Ночная жизнь, которую я никогда не видела. Прямо перед нами — двое парней, коротко стриженных и в черных кожаных куртках — один чуть постарше и выглядит, несмотря на молодость, уже мужиком, другой совсем мальчик. Они разговаривают.

— У моей подруги тут задержка была. Двенадцать дней.

— У твоей именно? Постоянной?

— Ага, у моей. Я так пересрал! Главное, он был, в кармане. Лень идти за ним было. Хотя про армию тогда забыть можно было бы, конечно.

Младший дергается и нервничает, он торопится рассказать, для него это главное событие, ему наплевать, что его могут слышать, наплевать на очередь — старший кивает, поддакивает и ждет, когда будет еда.

— Так пересрал. Аборт, все дела. Как ей сказать — я как представил, что надо будет сказать — иди… Хорошо, выяснилось. Не знал вообще, как говорить с ней.

— Ребенок — это хорошо.

— Да я понимаю — но рано, понимаешь, рано! Если бы года через три… Слишком рано.

На вид ему лет восемнадцать. Старший говорит:

— Главное, не пугайся. Ты, когда это случится, совершенно иначе будешь смотреть. Ты тогда…

Младший снова начинает про армию. Если бы был ребенок, можно было бы «откосить». Проходит еще две минуты — и я понимаю, что он жалеет об этом ребенке.

Ну не могу же я так прямо пойти к ней и сказать: «Давай! Я в армию не хочу идти!»

Они расплачиваются и уходят — окончание этого разговора навсегда остается мне не известным. Наша очередь. Он берет четыре чизбургера, две картошки, какие-то пирожки.

— Молочный коктейль будешь? Я люблю.

— Буду.

— И два больших коктейля.

Потом, прижимая к груди пакеты, мы идем за угол в магазин, на ходу присосавшись к пластиковым трубочкам. «Вкусно?» — «Вкусно». — «Я же говорил. Вещь». Мы покупаем водку и банку оливок — и, взявшись за руки, идем обратно. Мне кажется, что я уже пьяна, потому что спокойно отдаю ему свою руку, как посторонний предмет — и так и иду.

У входа в подворотню мы останавливаемся.

— Давай подышим. И так весь день там просидел. Водку будешь?

Я первый раз пью прямо из бутылки. В институте мы все-таки всегда покупали стаканы… Девчонки. Ничего у меня не было, в этом институте, все я пропустила.

Он жует картошку и достает сигарету.

— Мне тоже дай.

Мы курим. От угла видна Третьяковка и дальше, в инее, брусчатка переулка — и за ним мостик в парк Репина. Там сейчас, наверное, как тогда, четыре дня назад, бутылки, вмерзшие в лед.

— Пойдем к реке.

— Романтика… Холодно.

— Ну так пройдемся, по улице — и обратно.

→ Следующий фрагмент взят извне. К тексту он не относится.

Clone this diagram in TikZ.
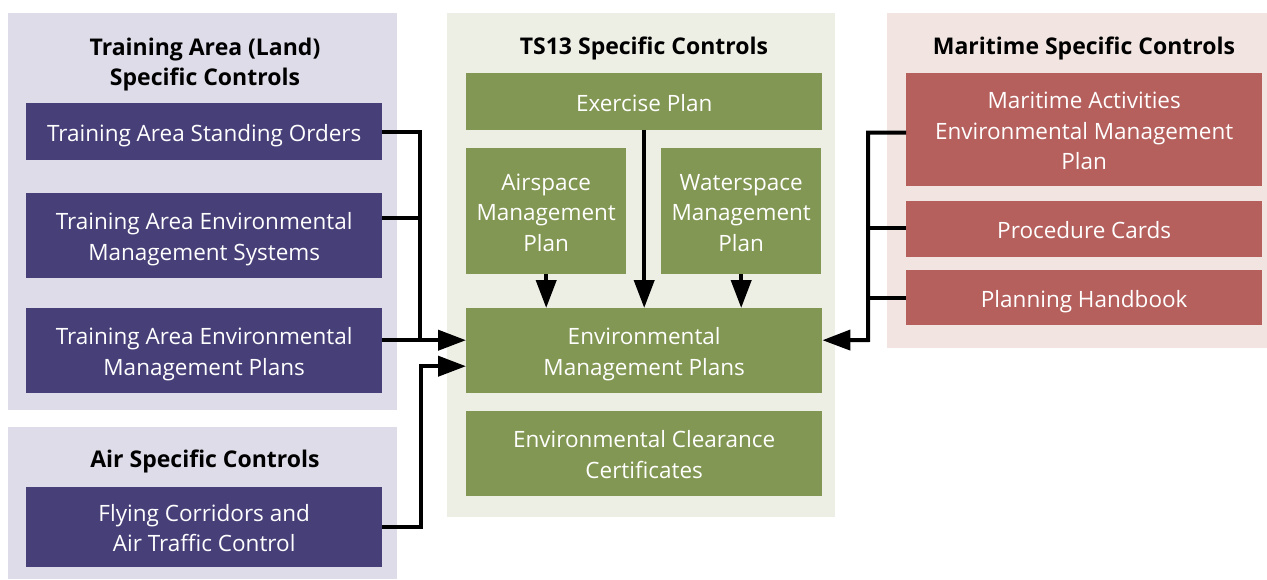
\documentclass[tikz,border=0pt]{standalone}
\usepackage{fontspec}
\setmainfont{Open Sans}
\usetikzlibrary{arrows.meta,calc}
\definecolor{pur}{HTML}{473F78}
\definecolor{grn}{HTML}{829753}
\definecolor{red1}{HTML}{B5605D}
\definecolor{pbg}{HTML}{DFDCEA}
\definecolor{gbg}{HTML}{EDEFE5}
\definecolor{rbg}{HTML}{F2E5E1}
\tikzset{
  panel/.style={rectangle,draw=none,inner sep=0,anchor=north west},
  box/.style={rectangle,draw=none,inner sep=0,anchor=north west,text=white,align=center,font=\fontsize{22.5}{30.5}\selectfont,text depth=0pt},
  one/.style={text height=19pt},
  two/.style={text height=49.5pt},
  three/.style={text height=80pt},
  ttl/.style={font=\fontsize{23}{30}\selectfont\bfseries,align=center,inner sep=0},
  conn/.style={line width=4pt,black},
  arr/.style={conn,-{Triangle[length=28pt,width=20pt]}},
}
\begin{document}
\begin{tikzpicture}[x=1pt,y=-1pt]
\useasboundingbox (0,0) rectangle (1267,579);
% panels
\node[panel,fill=pbg,minimum width=389pt,minimum height=397pt] (pl) at (8,13) {};
\node[panel,fill=pbg,minimum width=389pt,minimum height=152pt] (pa) at (8,427) {};
\node[panel,fill=gbg,minimum width=388pt,minimum height=504pt] (pm) at (447,13) {};
\node[panel,fill=rbg,minimum width=380pt,minimum height=335pt] (pr) at (887,13) {};
% titles
\node[ttl] (tl) at (205,64.5) {Training Area (Land)\\Specific Controls};
\node[ttl] (ta) at (205,461) {Air Specific Controls};
\node[ttl] (tm) at (644,48) {TS13 Specific Controls};
\node[ttl] (tr) at (1084,48) {Maritime Specific Controls};
% left boxes
\node[box,one,fill=pur,minimum width=356pt,minimum height=57pt] (so) at (26,103) {Training Area Standing Orders};
\node[box,two,fill=pur,minimum width=356pt,minimum height=85pt] (ems) at (26,193) {Training Area Environmental\\Management Systems};
\node[box,two,fill=pur,minimum width=356pt,minimum height=85pt] (temp) at (26,308) {Training Area Environmental\\Management Plans};
\node[box,two,fill=pur,minimum width=356pt,minimum height=80pt] (fc) at (26,487) {Flying Corridors and\\Air Traffic Control};
% middle boxes
\node[box,one,fill=grn,minimum width=356pt,minimum height=57pt] (ep) at (466,73) {Exercise Plan};
\node[box,three,fill=grn,minimum width=160pt,minimum height=126pt] (as) at (466,148) {Airspace\\Management\\Plan};
\node[box,three,fill=grn,minimum width=160pt,minimum height=126pt] (ws) at (661,148) {Waterspace\\Management\\Plan};
\node[box,two,fill=grn,minimum width=356pt,minimum height=85pt] (emp) at (466,308) {Environmental\\Management Plans};
\node[box,two,fill=grn,minimum width=356pt,minimum height=85pt] (ecc) at (466,411) {Environmental Clearance\\Certificates};
% right boxes
\node[box,three,fill=red1,minimum width=356pt,minimum height=113pt] (ma) at (906,73) {Maritime Activities\\Environmental Management\\Plan};
\node[box,one,fill=red1,minimum width=356pt,minimum height=56pt] (pc) at (906,201) {Procedure Cards};
\node[box,one,fill=red1,minimum width=356pt,minimum height=55pt] (ph) at (906,270) {Planning Handbook};
% left connectors
\coordinate (jl) at (420,340);
\draw[conn] (so.east) -| (jl);
\draw[conn] ([yshift=17.5pt]ems.east) -- ([yshift=17.5pt]ems.east -| jl);
\draw[arr] ([yshift=10.5pt]temp.east) -- ([yshift=10.5pt]emp.west);
\draw[arr] (fc.east) -- ++(39,0) |- ([yshift=-15.5pt]emp.west);
% right connectors
\coordinate (jr) at (868,340);
\draw[arr] ([yshift=-3pt]ma.west) -| (jr) -- ([yshift=10.5pt]emp.east);
\draw[conn] ([yshift=1.5pt]pc.west) -- ([yshift=1.5pt]pc.west -| jr);
\draw[conn] (ph.west) -- (ph.west -| jr);
% middle connectors
\draw[arr] (ep.south) -- (ep.south |- emp.north);
\draw[arr] (as.south) -- (as.south |- emp.north);
\draw[arr] (ws.south) -- (ws.south |- emp.north);
\end{tikzpicture}
\end{document}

Мы доходим до мостика, поднимаемся, пьем еще, наверху. Прямо перед нами темное пятно «Дома на набережной». Угол ярко освещен — там кинотеатр «Ударник», ресторан и казино. Дальше, влево, угадывается церетелиевский Петр — а справа должен быть Храм Христа Спасителя, но его не видно. Где-то за нами, вдалеке, Кремль. Мы идем назад.

В подвале темно и тепло. Через зал пробираешься ощупью — до коридора, где он оставил гореть свет. Он ставит пакеты на стол, я снимаю пальто и начинаю мыть посуду — самое женское занятие, лучшее занятие, зря на него все грешат. Мою две чашки, пепельницу, протираю стол, перемываю какие-то стопки, найденные в шкафу. Он достает спальник, раскатывает и кладет его прямо на полу, так что места практически не остается. Здесь жарко и я делаю то, на что не решалась раньше — сразу снимаю свитер и остаюсь в одной майке. Он тоже сдирает с себя почти все, остается в майке и в трусах, запихивает их в шкаф, другой рукой разливая водку.

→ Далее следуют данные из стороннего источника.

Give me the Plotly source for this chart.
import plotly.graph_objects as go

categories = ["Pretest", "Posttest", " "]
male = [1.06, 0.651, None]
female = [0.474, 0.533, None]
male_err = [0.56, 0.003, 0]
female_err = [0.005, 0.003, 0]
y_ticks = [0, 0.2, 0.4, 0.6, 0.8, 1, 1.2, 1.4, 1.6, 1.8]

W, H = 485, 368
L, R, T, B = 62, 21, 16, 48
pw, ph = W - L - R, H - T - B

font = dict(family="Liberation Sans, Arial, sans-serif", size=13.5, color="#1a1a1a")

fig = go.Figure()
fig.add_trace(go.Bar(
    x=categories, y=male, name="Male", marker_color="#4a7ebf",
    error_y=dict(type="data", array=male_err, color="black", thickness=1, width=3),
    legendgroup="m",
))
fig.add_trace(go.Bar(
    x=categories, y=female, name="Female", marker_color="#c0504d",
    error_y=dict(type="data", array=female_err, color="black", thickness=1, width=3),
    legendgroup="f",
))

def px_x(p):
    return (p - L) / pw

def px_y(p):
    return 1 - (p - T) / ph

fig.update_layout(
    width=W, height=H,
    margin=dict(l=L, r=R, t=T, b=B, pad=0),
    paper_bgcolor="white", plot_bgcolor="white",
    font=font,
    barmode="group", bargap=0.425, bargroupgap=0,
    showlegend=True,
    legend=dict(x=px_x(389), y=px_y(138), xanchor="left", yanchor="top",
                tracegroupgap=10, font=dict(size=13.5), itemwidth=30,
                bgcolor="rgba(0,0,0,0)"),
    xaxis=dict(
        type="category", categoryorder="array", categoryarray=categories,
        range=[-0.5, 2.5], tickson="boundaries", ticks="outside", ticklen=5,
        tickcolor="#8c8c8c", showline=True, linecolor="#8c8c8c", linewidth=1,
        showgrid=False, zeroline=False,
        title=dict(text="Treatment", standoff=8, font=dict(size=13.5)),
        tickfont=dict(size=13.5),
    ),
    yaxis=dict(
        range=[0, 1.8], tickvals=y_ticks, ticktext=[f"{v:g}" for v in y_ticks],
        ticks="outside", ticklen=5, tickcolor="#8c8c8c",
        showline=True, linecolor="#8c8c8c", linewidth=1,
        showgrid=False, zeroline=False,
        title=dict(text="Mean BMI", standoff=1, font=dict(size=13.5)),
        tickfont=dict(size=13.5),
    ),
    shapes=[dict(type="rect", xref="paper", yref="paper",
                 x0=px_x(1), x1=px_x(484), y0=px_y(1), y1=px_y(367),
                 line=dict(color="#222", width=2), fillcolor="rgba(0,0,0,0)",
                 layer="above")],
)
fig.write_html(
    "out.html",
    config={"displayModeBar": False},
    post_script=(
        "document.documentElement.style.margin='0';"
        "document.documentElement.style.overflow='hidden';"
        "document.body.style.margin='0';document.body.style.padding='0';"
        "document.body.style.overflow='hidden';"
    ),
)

— А я жрать хочу, оказывается. Давай, за тебя.

Мы пьем и быстро едим, опять пьем, я давлюсь чизбургером — никогда бы не подумала, что буду есть еду из «Макдоналдса», но это даже вкусно в каком-то смысле. Потом курим и пьем чай — все это быстро, почти без разговоров. Потом он ложится — я медлю несколько секунд и ложусь рядом с ним. Мы лежим и глядим в потолок — просто. Потолок серый, бетонный — это, наверное, было бомбоубежище. Потом начинается медленное движение — и мы долго, спокойно, очень медленно занимаемся любовью.

В русском языке нет слов для обозначения этого процесса, кроме медицинских и матерных, нам объясняли на третьем курсе. Остается только переводить. Making love. Потом он встает и гасит свет.

— Ты же хотел работать.

— А сейчас не хочу.

Он обнимает меня и засыпает — и я засыпаю, почти сразу же — в духоте, в тишине, в окружении новых запахов — подвала и чужого тела. Засыпаю, обнимая его.